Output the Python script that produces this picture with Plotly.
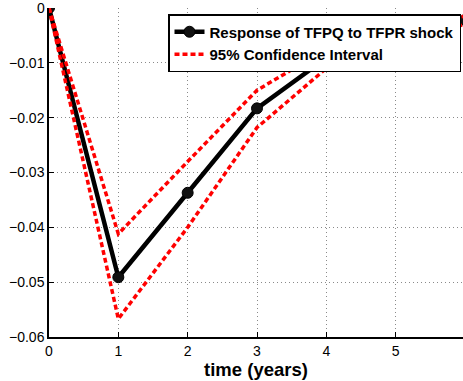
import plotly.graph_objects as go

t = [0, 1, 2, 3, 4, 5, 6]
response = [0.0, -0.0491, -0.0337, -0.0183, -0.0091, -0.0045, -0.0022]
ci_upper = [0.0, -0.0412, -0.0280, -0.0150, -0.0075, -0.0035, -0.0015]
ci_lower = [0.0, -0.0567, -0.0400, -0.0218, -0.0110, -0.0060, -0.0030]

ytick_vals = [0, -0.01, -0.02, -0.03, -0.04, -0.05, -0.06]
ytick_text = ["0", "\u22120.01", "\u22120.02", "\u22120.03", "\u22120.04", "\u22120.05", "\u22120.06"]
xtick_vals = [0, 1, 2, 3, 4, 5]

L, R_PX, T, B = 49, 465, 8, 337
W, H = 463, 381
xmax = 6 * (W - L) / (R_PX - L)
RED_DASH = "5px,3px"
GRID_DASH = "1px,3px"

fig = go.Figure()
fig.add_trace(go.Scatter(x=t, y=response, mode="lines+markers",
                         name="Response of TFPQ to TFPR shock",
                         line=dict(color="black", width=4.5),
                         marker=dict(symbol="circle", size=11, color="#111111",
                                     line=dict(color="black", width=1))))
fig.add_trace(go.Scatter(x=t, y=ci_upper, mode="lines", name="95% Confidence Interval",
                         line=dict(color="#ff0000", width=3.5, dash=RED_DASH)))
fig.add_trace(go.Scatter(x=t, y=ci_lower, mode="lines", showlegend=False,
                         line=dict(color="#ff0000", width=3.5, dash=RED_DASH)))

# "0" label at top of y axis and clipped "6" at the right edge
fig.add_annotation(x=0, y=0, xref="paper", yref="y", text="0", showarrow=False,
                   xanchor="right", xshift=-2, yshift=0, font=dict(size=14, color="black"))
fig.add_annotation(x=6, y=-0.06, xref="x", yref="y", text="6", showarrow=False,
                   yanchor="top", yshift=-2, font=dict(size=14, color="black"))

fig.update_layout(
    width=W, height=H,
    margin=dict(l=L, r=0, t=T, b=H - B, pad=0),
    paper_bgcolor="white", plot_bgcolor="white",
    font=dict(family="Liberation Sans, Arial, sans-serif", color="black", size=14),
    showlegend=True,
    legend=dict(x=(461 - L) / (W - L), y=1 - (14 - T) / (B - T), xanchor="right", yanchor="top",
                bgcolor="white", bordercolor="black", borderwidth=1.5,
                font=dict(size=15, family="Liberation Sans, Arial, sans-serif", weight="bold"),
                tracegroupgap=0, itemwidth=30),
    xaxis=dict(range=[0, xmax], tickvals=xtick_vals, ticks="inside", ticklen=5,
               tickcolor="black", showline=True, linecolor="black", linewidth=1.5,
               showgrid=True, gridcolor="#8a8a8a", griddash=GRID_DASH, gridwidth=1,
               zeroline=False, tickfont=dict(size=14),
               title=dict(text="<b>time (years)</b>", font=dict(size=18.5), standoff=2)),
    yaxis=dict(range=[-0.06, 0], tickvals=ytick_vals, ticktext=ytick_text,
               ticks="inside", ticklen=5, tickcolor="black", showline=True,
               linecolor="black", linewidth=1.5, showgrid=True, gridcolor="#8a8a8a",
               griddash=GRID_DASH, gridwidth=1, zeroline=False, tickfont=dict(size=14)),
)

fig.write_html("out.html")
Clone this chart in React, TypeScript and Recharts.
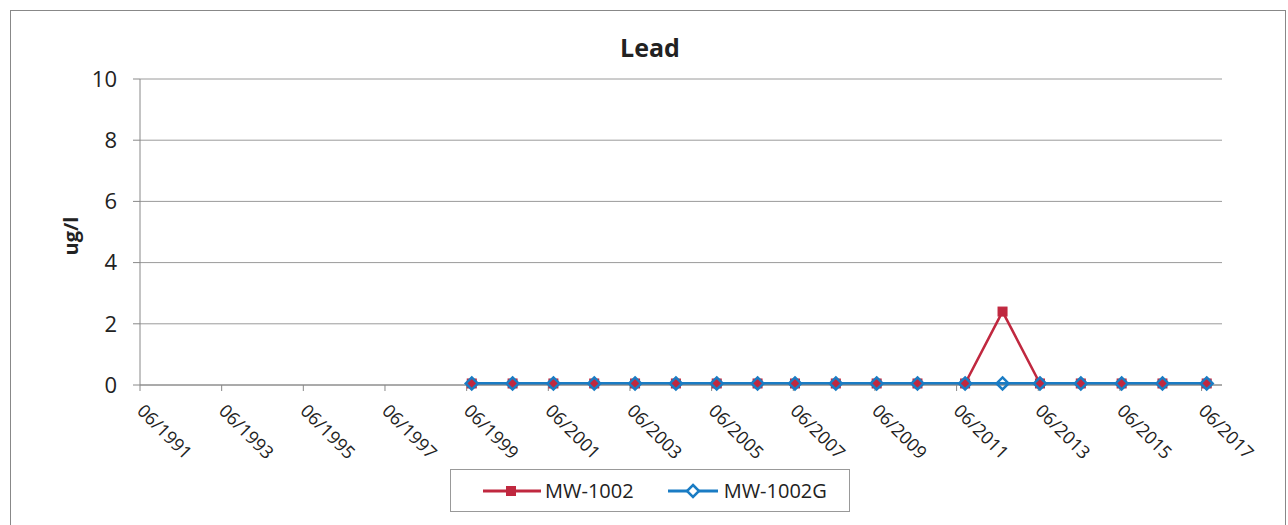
• • • • •
## Task to carry out
Copy the whole listing above word for word but do not carry over the pictures.

## Task result
Output the Python script that produces this picture with Plotly.
import plotly.graph_objects as go

t = [0, 1, 2, 3, 4, 5, 6]
response = [0.0, -0.0491, -0.0337, -0.0183, -0.0091, -0.0045, -0.0022]
ci_upper = [0.0, -0.0412, -0.0280, -0.0150, -0.0075, -0.0035, -0.0015]
ci_lower = [0.0, -0.0567, -0.0400, -0.0218, -0.0110, -0.0060, -0.0030]

ytick_vals = [0, -0.01, -0.02, -0.03, -0.04, -0.05, -0.06]
ytick_text = ["0", "\u22120.01", "\u22120.02", "\u22120.03", "\u22120.04", "\u22120.05", "\u22120.06"]
xtick_vals = [0, 1, 2, 3, 4, 5]

L, R_PX, T, B = 49, 465, 8, 337
W, H = 463, 381
xmax = 6 * (W - L) / (R_PX - L)
RED_DASH = "5px,3px"
GRID_DASH = "1px,3px"

fig = go.Figure()
fig.add_trace(go.Scatter(x=t, y=response, mode="lines+markers",
                         name="Response of TFPQ to TFPR shock",
                         line=dict(color="black", width=4.5),
                         marker=dict(symbol="circle", size=11, color="#111111",
                                     line=dict(color="black", width=1))))
fig.add_trace(go.Scatter(x=t, y=ci_upper, mode="lines", name="95% Confidence Interval",
                         line=dict(color="#ff0000", width=3.5, dash=RED_DASH)))
fig.add_trace(go.Scatter(x=t, y=ci_lower, mode="lines", showlegend=False,
                         line=dict(color="#ff0000", width=3.5, dash=RED_DASH)))

# "0" label at top of y axis and clipped "6" at the right edge
fig.add_annotation(x=0, y=0, xref="paper", yref="y", text="0", showarrow=False,
                   xanchor="right", xshift=-2, yshift=0, font=dict(size=14, color="black"))
fig.add_annotation(x=6, y=-0.06, xref="x", yref="y", text="6", showarrow=False,
                   yanchor="top", yshift=-2, font=dict(size=14, color="black"))

fig.update_layout(
    width=W, height=H,
    margin=dict(l=L, r=0, t=T, b=H - B, pad=0),
    paper_bgcolor="white", plot_bgcolor="white",
    font=dict(family="Liberation Sans, Arial, sans-serif", color="black", size=14),
    showlegend=True,
    legend=dict(x=(461 - L) / (W - L), y=1 - (14 - T) / (B - T), xanchor="right", yanchor="top",
                bgcolor="white", bordercolor="black", borderwidth=1.5,
                font=dict(size=15, family="Liberation Sans, Arial, sans-serif", weight="bold"),
                tracegroupgap=0, itemwidth=30),
    xaxis=dict(range=[0, xmax], tickvals=xtick_vals, ticks="inside", ticklen=5,
               tickcolor="black", showline=True, linecolor="black", linewidth=1.5,
               showgrid=True, gridcolor="#8a8a8a", griddash=GRID_DASH, gridwidth=1,
               zeroline=False, tickfont=dict(size=14),
               title=dict(text="<b>time (years)</b>", font=dict(size=18.5), standoff=2)),
    yaxis=dict(range=[-0.06, 0], tickvals=ytick_vals, ticktext=ytick_text,
               ticks="inside", ticklen=5, tickcolor="black", showline=True,
               linecolor="black", linewidth=1.5, showgrid=True, gridcolor="#8a8a8a",
               griddash=GRID_DASH, gridwidth=1, zeroline=False, tickfont=dict(size=14)),
)

fig.write_html("out.html")
Clone this chart in React, TypeScript and Recharts.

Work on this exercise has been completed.